Recall [6] that a solution \(x(t,t_0,x_0) \) of system (1) is said to be \(y \)-bounded if there exists a number \(\beta >0\) such that the condition \( \|y(t,t_0,x_0)\|\leq \beta \) is satisfied for all \(t\in \mathbb {R}^{+}(t_0)\).

FormalPara Definition 2.

A solution \( x=x(t,t_0,x_0)\) to system (1) is said to be \(y \)-bounded in the sense of Poisson if there exists a \(\mathcal {P}\) -sequence \(\tau =\{\tau _i\}_{i\geq 1}\), where \(t_0\in M(\tau ) \), and a number \(\beta >0 \) such that the condition \(\|y(t,t_0,x_0)\|\leq \beta \) is satisfied for all \(t\in \mathbb {R}^{+}(t_0)\cap M(\tau )\).

It can readily be seen that if a solution of system (1) is \(y\)-bounded, then this solution is Poisson \(y\)-bounded.

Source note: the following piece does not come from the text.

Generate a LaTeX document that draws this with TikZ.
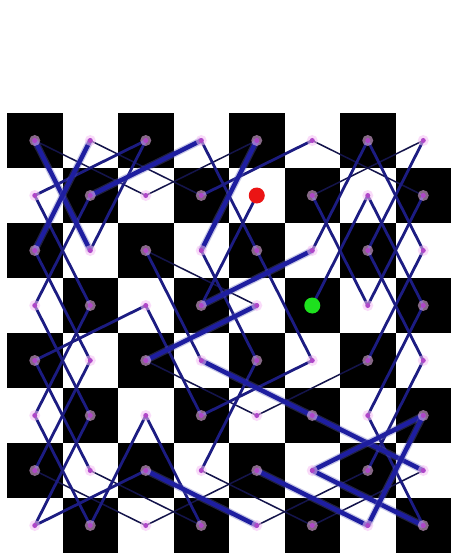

In what follows, for each \(\xi =(\xi _1,\ldots ,\xi _k)^{\mathrm {T}}\in \mathbb {R}^k\) and any fixed number \(1\leq p\leq k \) we will use the notation \(\xi =(\mu ,\vartheta ) \), where \(\mu =(\xi _1,\ldots ,\xi _p)^{\mathrm {T}}\in \mathbb {R}^p\) and \(\vartheta =(\xi _{p+1},\ldots ,\xi _k)^{\mathrm {T}} \in \mathbb {R}^{k-p} \).

The following assertion, which can be proved by analogy with Theorem 1, is a sufficient condition for the existence of Poisson \(y\)-bounded solutions of system (1).

FormalPara Theorem 2.

Suppose that for system (1) there exists a \(\mathcal {P} \)-sequence \( \tau =\{\tau _i\}_{i\geq 1}\), a nonincreasing function \(b:\mathbb {R}^{+}\to \mathbb {R}^{+}\) for which \( b(r)\to +\infty \) as \( r\to +\infty \), a Lyapunov vector function \(V(t,x)=(V_1(t,x),\ldots ,V_k(t,x))^{\mathrm {T}} \), and a number \( 1\leq p\leq k\) such that the condition

$$ b(\|y\|)\leq \sum _{i=1}^pV_i(t,x) $$

is satisfied for all \( (t,x)\in M(\tau )\times \mathbb {R}^n \). In addition, assume that there exists a Krasnosel’skii canonical domain \(\Omega \) in \( \mathbb {R}^p\) defined by inequalities (4) in which \(\xi \in \mathbb {R}^k \) has been replaced by \(\mu \in \mathbb {R}^p\), for which

$$ \mathcal {D}^\mu =\{(t,x)\in \mathbb {R}^{+} \times \mathbb {R}^n:\Phi _i(V^\mu (t,x))\leq 0,\enspace \enspace 1\leq i\leq r\}\not =\varnothing , $$

where \( V^\mu (t,x)=(V_1(t,x),\ldots ,V_p(t,x))^{\mathrm {T}} \). Finally, let all solutions of the comparison system (2) for system (1) be extendible to the half-axis \(\mathbb {R}^{+} \), and let the right-hand side \( f(t,\xi )\) of the comparison system satisfy the inequality

$$ (\mathrm {grad}\thinspace \Phi _i(\mu ), f^\mu (t,\xi ))\leq 0$$

for any \( (t,\xi )\in \mathbb {R}^{+}\times (\partial \Omega \times \mathbb {R}^{k-p}) \) and \( i\in \alpha (\mu )\), where \(f^\mu (t,\xi )=(f_1(t,\xi ),\ldots ,f_p(t,\xi ))^{\mathrm {T}}\). Then the solution \(x(t,t_0,x_0) \) of system (1) is \(y\)-bounded in the sense of Poisson for each point \((t_0,x_0)\in \mathcal {D}^\mu \).